Statistical Analysis and Interpretation Notes

P-Value
- A p-value indicates the significance of results in hypothesis testing.
- If p-value < 0.05: Statistically significant (not zero); we can reject the null hypothesis.
- If p-value > 0.05: Not statistically significant (could be zero); we fail to reject the null hypothesis.
- Example:
- P-value of 0.38 indicates uncertainty about an estimate of 0.44 (it may vary and could include zero).
- An estimate of 2.8 suggests confidence that it's statistically nonzero.

Linear Regression Results
- Mention the importance of clearly stating variables in your comparisons (for example, in trampoline stiffness).
- Should specify the only difference between the groups being compared (e.g., spring stiffness in trampolines).
- Statement format:
- "For every one unit increase, the response (e.g., bounce height) increases by X on average."
- Emphasize that context matters—ensure clarity for assumptions made (e.g., comparing trampoline stiffness alone).

R-Squared (R²)
- R² represents the proportion of variance explained by the model.
- Found by squaring the correlation coefficient (r): $R^2 = r^2$
- If R² = 0.5,
- 50% explained variance—considered acceptable.
- Low R² values (e.g., 20%) suggest a poor model.

Extrapolation vs.
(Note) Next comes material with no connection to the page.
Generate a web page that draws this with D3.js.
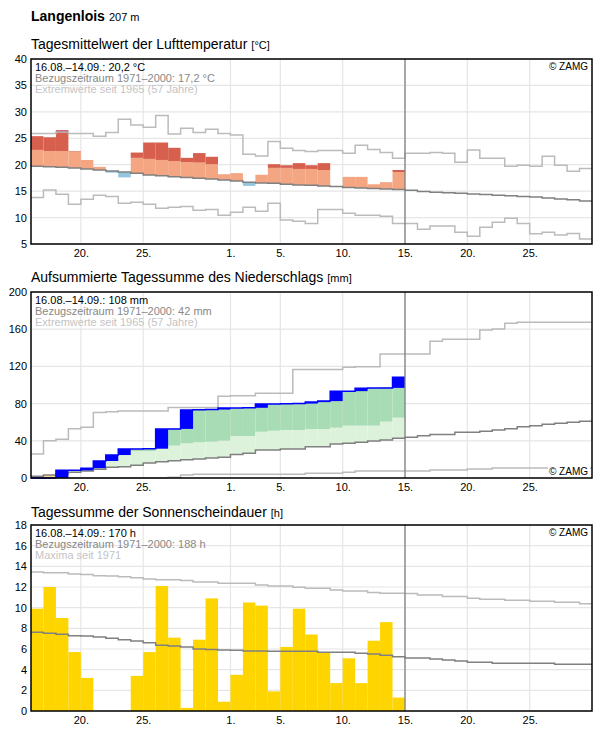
<!DOCTYPE html>
<html>
<head>
<meta charset="utf-8">
<script src="https://cdn.jsdelivr.net/npm/d3@7"></script>
<style>
  body { margin: 0; background: #fff; }
</style>
</head>
<body>
<div id="chart"></div>
<script>
// Zeitraum: 16.08. bis 29.09.2022, gemessen bis 14.09.
const start = new Date(2022, 7, 16), end = new Date(2022, 8, 30);
const days = d3.timeDay.range(start, end);
const xTicks = [new Date(2022, 7, 20), new Date(2022, 7, 25), new Date(2022, 8, 1), new Date(2022, 8, 5),
                new Date(2022, 8, 10), new Date(2022, 8, 15), new Date(2022, 8, 20), new Date(2022, 8, 25)];
const today = new Date(2022, 8, 15);

// Lufttemperatur (°C)
const tempMean = [25.4, 25.2, 26.5, 22.6, 20.9, 19.6, 18.5, 17.6, 22.3, 24.2, 24.2, 23.2, 21.3, 22.2, 21.5,
                  18.2, 18.4, 16.0, 18.1, 20.1, 19.9, 20.3, 19.9, 20.3, 15.9, 17.7, 17.7, 16.3, 16.7, 19.0];
const tempUpper = [22.8, 22.6, 22.6, 22.5, 22.4, 22.3, 22.1, 21.9, 21.3, 21.1, 20.9, 20.7, 20.5, 20.4, 20.1,
                   20.0, 19.9, 19.8, 19.6, 19.4, 19.4, 19.2, 19.2, 19.0, 18.9, 18.8, 18.8, 18.7, 18.7, 18.6];
const tempNormal = [19.7, 19.6, 19.5, 19.4, 19.2, 19.0, 18.8, 18.6, 18.4, 18.05, 17.9, 17.7, 17.6, 17.45, 17.3,
                    17.1, 16.9, 16.7, 16.55, 16.5, 16.3, 16.15, 16.1, 15.95, 15.9, 15.7, 15.6, 15.5, 15.4, 15.3,
                    15.15, 14.95, 14.8, 14.7, 14.6, 14.45, 14.35, 14.2, 14.15, 14.0, 13.9, 13.7, 13.5, 13.35, 13.15];
const tempMax = [25.9, 25.9, 26.2, 25.9, 25.9, 25.4, 26.1, 28.6, 27.5, 27.1, 29.3, 25.8, 26.9, 26.1, 26.7,
                 25.9, 25.6, 22.0, 21.65, 24.4, 23.1, 22.7, 22.5, 22.7, 22.7, 22.15, 23.7, 22.9, 22.3, 21.2,
                 22.15, 22.15, 22.3, 22.15, 20.45, 22.8, 21.2, 21.2, 19.7, 19.9, 19.7, 21.6, 19.9, 18.75, 19.3];
const tempMin = [13.8, 15.2, 14.4, 12.5, 13.45, 14.2, 14.0, 12.7, 12.9, 12.5, 11.75, 11.95, 12.1, 11.4, 11.55,
                 10.45, 11.0, 11.95, 11.2, 12.7, 9.55, 9.3, 8.9, 11.55, 11.55, 10.8, 10.45, 10.45, 10.25, 8.9,
                 8.9, 7.8, 8.4, 8.4, 7.2, 6.45, 8.15, 9.1, 9.85, 8.9, 6.95, 7.2, 6.7, 7.0, 5.95];

// Niederschlag, aufsummiert (mm)
const precipCum = [0, 0, 8.2, 8.2, 10.6, 18.3, 24.7, 31.2, 31.3, 31.5, 52.6, 52.8, 73.1, 73.3, 73.6,
                   75.3, 75.3, 75.5, 79.6, 79.6, 79.8, 80.0, 81.6, 82.7, 93.4, 93.4, 96.6, 96.7, 96.9, 108.3];
const precipUpper = [5, 7, 9, 11, 14, 18, 26, 28, 29.0, 29.0, 34.8, 34.8, 37.3, 38.4, 39.1,
                     40.1, 45.1, 45.1, 49.7, 50.8, 51.6, 51.6, 52.7, 52.7, 54.1, 56.3, 56.3, 56.3, 60.6, 64.9];
const precipNormal = [1.8, 3.2, 4.6, 6.1, 7.6, 9.3, 11.5, 12.2, 13.6, 16.1, 17.6, 18.6, 19.7, 20.4, 21.5,
                      22.4, 25.4, 26.5, 30.1, 30.1, 31.2, 31.2, 33.7, 33.7, 36.6, 37.3, 38.4, 39.8, 40.9, 42.7,
                      43.7, 45.5, 46.9, 46.9, 49.1, 49.1, 50.2, 51.6, 53.0, 55.2, 56.3, 57.7, 58.8, 59.9, 60.9];
const precipMax = [25.8, 40.1, 41.6, 53.0, 54.5, 70.3, 71.3, 72.0, 72.0, 72.0, 72.0, 75.9, 75.9, 75.9, 75.9,
                   87.8, 88.5, 88.5, 91, 91, 91, 116.8, 116.8, 116.8, 116.8, 119.0, 119.7, 119.7, 133.3, 133.3,
                   133.3, 133.3, 147.0, 149.2, 149.2, 149.2, 159.1, 160.2, 166.3, 167.4, 167.4, 167.4, 167.4, 167.4, 167.4];
const precipMin = [0, 0, 0, 0, 0, 0, 0, 0, 0, 0, 0, 0.7, 3.2, 4.0, 4.0,
                   4.0, 4.0, 4.0, 4.0, 4.0, 4.0, 4.0, 5.0, 5.0, 5.0, 6.1, 7.5, 7.5, 7.5, 7.5,
                   7.5, 7.5, 8.6, 8.6, 8.6, 9.7, 9.7, 10.8, 10.8, 10.8, 10.8, 10.8, 10.8, 10.8, 10.8];

// Sonnenscheindauer (h)
const sunHours = [9.9, 12.0, 9.0, 5.7, 3.2, 0, 0, 0, 3.4, 5.7, 12.1, 7.1, 0.3, 6.9, 10.9,
                  0.9, 3.5, 10.5, 10.2, 1.9, 6.2, 9.9, 7.4, 5.7, 2.7, 5.1, 2.7, 6.8, 8.6, 1.3];
const sunNormal = [7.62, 7.52, 7.42, 7.29, 7.25, 7.16, 7.05, 6.9, 6.78, 6.61, 6.36, 6.3, 6.2, 6.0, 5.94,
                   5.9, 5.87, 5.81, 5.81, 5.78, 5.78, 5.78, 5.78, 5.68, 5.68, 5.68, 5.58, 5.52, 5.39, 5.26,
                   5.13, 5.13, 5.03, 4.94, 4.84, 4.71, 4.71, 4.62, 4.62, 4.62, 4.62, 4.62, 4.52, 4.52, 4.52];
const sunMax = [13.46, 13.39, 13.39, 13.26, 13.22, 13.1, 13.06, 13.0, 12.9, 12.78, 12.7, 12.7, 12.62, 12.49, 12.49,
                12.36, 12.36, 12.36, 12.2, 12.1, 12.1, 11.97, 11.87, 11.87, 11.71, 11.62, 11.62, 11.46, 11.4, 11.4,
                11.36, 11.23, 11.23, 11.07, 11.07, 10.9, 10.81, 10.81, 10.71, 10.71, 10.62, 10.62, 10.52, 10.52, 10.39];

const W = 596, H = 729, left = 31, right = 592;
const font = '"Liberation Sans", Arial, Helvetica, sans-serif';

const svg = d3.select("#chart").append("svg")
  .attr("width", W).attr("height", H)
  .style("font-family", font);

const x = d3.scaleTime().domain([start, end]).range([left, right]);
const next = d => d3.timeDay.offset(d, 1);

function stepPath(y, values) {
  const pts = values.map((v, i) => [days[i], v]);
  pts.push([end, values[values.length - 1]]);
  return d3.line().x(d => x(d[0])).y(d => y(d[1])).curve(d3.curveStepAfter)(pts);
}

svg.append("text").attr("x", 31).attr("y", 21)
  .attr("font-size", 14).attr("font-weight", "bold").text("Langenlois")
  .append("tspan").attr("font-weight", "normal").attr("font-size", 11).attr("dx", 4).text("207 m");

function panel(p) {
  const y = d3.scaleLinear().domain(p.domain).range([p.bottom, p.top]);
  const g = svg.append("g");

  g.append("text").attr("x", 31).attr("y", p.titleY).attr("font-size", 14).text(p.title)
    .append("tspan").attr("font-size", 11).attr("dx", 4).text(p.unit);

  g.append("g").selectAll("line").data(p.ticks).join("line")
    .attr("x1", left).attr("x2", right)
    .attr("y1", d => y(d)).attr("y2", d => y(d))
    .attr("stroke", "#e6e6e6").attr("stroke-width", 1.2);
  g.append("g").selectAll("line").data(xTicks).join("line")
    .attr("x1", d => x(d)).attr("x2", d => x(d))
    .attr("y1", p.top).attr("y2", p.bottom)
    .attr("stroke", "#e6e6e6").attr("stroke-width", 1.2);

  const fills = g.append("g");
  const lines = g.append("g").attr("fill", "none").attr("stroke-width", 1.5);
  const top = g.append("g");

  top.append("line").attr("x1", x(today)).attr("x2", x(today))
    .attr("y1", p.top).attr("y2", p.bottom).attr("stroke", "#808080").attr("stroke-width", 1.3);

  top.append("rect").attr("x", left).attr("y", p.top)
    .attr("width", right - left).attr("height", p.bottom - p.top)
    .attr("fill", "none").attr("stroke", "#000").attr("stroke-width", 1.5);

  top.append("g").selectAll("text").data(p.info).join("text")
    .attr("x", 35).attr("y", (d, i) => p.top + 12 + i * 11)
    .attr("font-size", 11)
    .attr("fill", (d, i) => ["#000", "#888", "#c4c4c4"][i])
    .text(d => d);

  const zY = p.zamgBottom ? p.bottom - 3 : p.top + 11;
  if (p.zamgBottom) {
    top.append("rect").attr("x", 548).attr("y", zY - 9).attr("width", 42).attr("height", 10.5).attr("fill", "#fff");
  }
  top.append("text").attr("x", 588).attr("y", zY).attr("text-anchor", "end")
    .attr("font-size", 10).text("© ZAMG");

  const ay = g.append("g").attr("transform", `translate(${left},0)`)
    .call(d3.axisLeft(y).tickValues(p.ticks).tickSize(0).tickPadding(4));
  ay.select(".domain").remove();
  ay.attr("font-family", font).attr("font-size", 11);
  ay.selectAll("text").attr("fill", "#000");

  const ax = g.append("g").attr("transform", `translate(0,${p.bottom})`)
    .call(d3.axisBottom(x).tickValues(xTicks).tickFormat(d3.timeFormat("%-d.")).tickSize(0).tickPadding(5));
  ax.select(".domain").remove();
  ax.attr("font-family", font).attr("font-size", 11);
  ax.selectAll("text").attr("fill", "#000");

  return { y, fills, lines, top };
}

// --- Panel 1: Temperatur ---
const p1 = panel({
  top: 59, bottom: 244, domain: [5, 40], ticks: d3.range(5, 41, 5),
  titleY: 48.5, title: "Tagesmittelwert der Lufttemperatur", unit: "[°C]",
  info: ["16.08.–14.09.: 20,2 °C", "Bezugszeitraum 1971–2000: 17,2 °C", "Extremwerte seit 1965 (57 Jahre)"]
});
{
  const y = p1.y, segs = [];
  tempMean.forEach((t, i) => {
    const n = tempNormal[i], u = tempUpper[i], mx = tempMax[i];
    if (t > n) {
      segs.push({ i, a: n, b: Math.min(t, u), c: "#f4a582" });
      if (t > u) segs.push({ i, a: u, b: Math.min(t, mx), c: "#d6604d" });
      if (t > mx) segs.push({ i, a: mx, b: t, c: "#b2182b" });
    } else if (t < n) {
      segs.push({ i, a: t, b: n, c: "#92c5de" });
    }
  });
  p1.fills.selectAll("rect").data(segs).join("rect")
    .attr("x", d => x(days[d.i])).attr("width", d => x(next(days[d.i])) - x(days[d.i]))
    .attr("y", d => y(Math.max(d.a, d.b))).attr("height", d => Math.abs(y(d.a) - y(d.b)))
    .attr("fill", d => d.c);
  p1.lines.append("path").attr("d", stepPath(y, tempMax)).attr("stroke", "#bbb");
  p1.lines.append("path").attr("d", stepPath(y, tempMin)).attr("stroke", "#bbb");
  p1.lines.append("path").attr("d", stepPath(y, tempNormal)).attr("stroke", "#808080");
}

// --- Panel 2: Niederschlag ---
const p2 = panel({
  top: 292, bottom: 478, domain: [0, 200], ticks: d3.range(0, 201, 40),
  titleY: 282, title: "Aufsummierte Tagessumme des Niederschlags", unit: "[mm]",
  info: ["16.08.–14.09.: 108 mm", "Bezugszeitraum 1971–2000: 42 mm", "Extremwerte seit 1965 (57 Jahre)"],
  zamgBottom: true
});
{
  const y = p2.y, segs = [], bars = [];
  precipCum.forEach((c, i) => {
    const n = precipNormal[i], u = precipUpper[i], prev = i > 0 ? precipCum[i - 1] : 0;
    if (c > n) {
      segs.push({ i, a: n, b: Math.min(c, u), c: "#ddf2da" });
      if (c > u) segs.push({ i, a: u, b: c, c: "#a8dcb4" });
    } else if (c < n) {
      segs.push({ i, a: c, b: n, c: "#fbd98c" });
    }
    if (c > prev) bars.push({ i, a: prev, b: c });
  });
  p2.fills.selectAll("rect").data(segs).join("rect")
    .attr("x", d => x(days[d.i])).attr("width", d => x(next(days[d.i])) - x(days[d.i]))
    .attr("y", d => y(Math.max(d.a, d.b))).attr("height", d => Math.abs(y(d.a) - y(d.b)))
    .attr("fill", d => d.c);
  p2.lines.append("path").attr("d", stepPath(y, precipMax)).attr("stroke", "#bbb");
  p2.lines.append("path").attr("d", stepPath(y, precipMin)).attr("stroke", "#bbb");
  p2.lines.append("path").attr("d", stepPath(y, precipNormal)).attr("stroke", "#808080");

  const blue = p2.lines.append("g");
  blue.selectAll("rect").data(bars).join("rect")
    .attr("x", d => x(days[d.i])).attr("width", d => x(next(days[d.i])) - x(days[d.i]))
    .attr("y", d => y(d.b)).attr("height", d => y(d.a) - y(d.b))
    .attr("fill", "#0000ff").attr("stroke", "none");
  const cumPts = precipCum.map((v, i) => [days[i], v]);
  cumPts.push([today, precipCum[precipCum.length - 1]]);
  blue.append("path")
    .attr("d", d3.line().x(d => x(d[0])).y(d => y(d[1])).curve(d3.curveStepAfter)(cumPts))
    .attr("stroke", "#0000ff").attr("stroke-width", 1.5).attr("fill", "none");
}

// --- Panel 3: Sonnenschein ---
const p3 = panel({
  top: 525, bottom: 711, domain: [0, 18], ticks: d3.range(0, 19, 2),
  titleY: 517, title: "Tagessumme der Sonnenscheindauer", unit: "[h]",
  info: ["16.08.–14.09.: 170 h", "Bezugszeitraum 1971–2000: 188 h", "Maxima seit 1971"]
});
{
  const y = p3.y;
  p3.fills.selectAll("rect").data(sunHours).join("rect")
    .attr("x", (d, i) => x(days[i])).attr("width", (d, i) => x(next(days[i])) - x(days[i]))
    .attr("y", d => y(d)).attr("height", d => y(0) - y(d))
    .attr("fill", "#ffd500");
  p3.lines.append("path").attr("d", stepPath(y, sunMax)).attr("stroke", "#bbb");
  p3.lines.append("path").attr("d", stepPath(y, sunNormal)).attr("stroke", "#808080");
}
</script>
</body>
</html>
Interpolation
- Predicting beyond existing data (extrapolation) can lead to unreliable results.
- Example given: A minor change in stiffness leading to a significant jump height may seem unrealistic when predicted from a model.
- Caution: Very strong outputs from models can indicate extrapolation outside reliable data range, hence predictions should be approached with skepticism.

Annotating Graphs
- Essential for clear interpretation: label axes, identify study participants, and the context of the graph.
Understanding Variables
- Clarify demographics vs. performance position variables:
- Consider the relationships shown in graphs; identify the independent and dependent variables accurately.
- Recognize categories within variables (e.g., white women, women of color) when analyzing distribution.
Types of Distributions
- Conditional Distribution:
- Probability of a demographic within a specific context (e.g., entry-level positions among women of color).
- Not a histogram as there are gaps in data; distributions should be continuous without gaps for such classification.

Summing Probabilities
- Conditional distributions must sum to 100%, and graphs must be interpreted with caution concerning the number of people in different employment hierarchies (entry-level vs. executive roles).
- Avoid incorrect arithmetic sum of different categories—conditions might vary significantly from level to level and should be assessed with contextual understanding rather than numerical addition alone.

Annotate graphs with contextual backgrounds.
Ensure a thorough analysis of variable differences.
Clearly articulate assumptions and limits of your model and predictions.
Pay attention to detailed formatting when stating findings to maintain clarity and enhance understanding.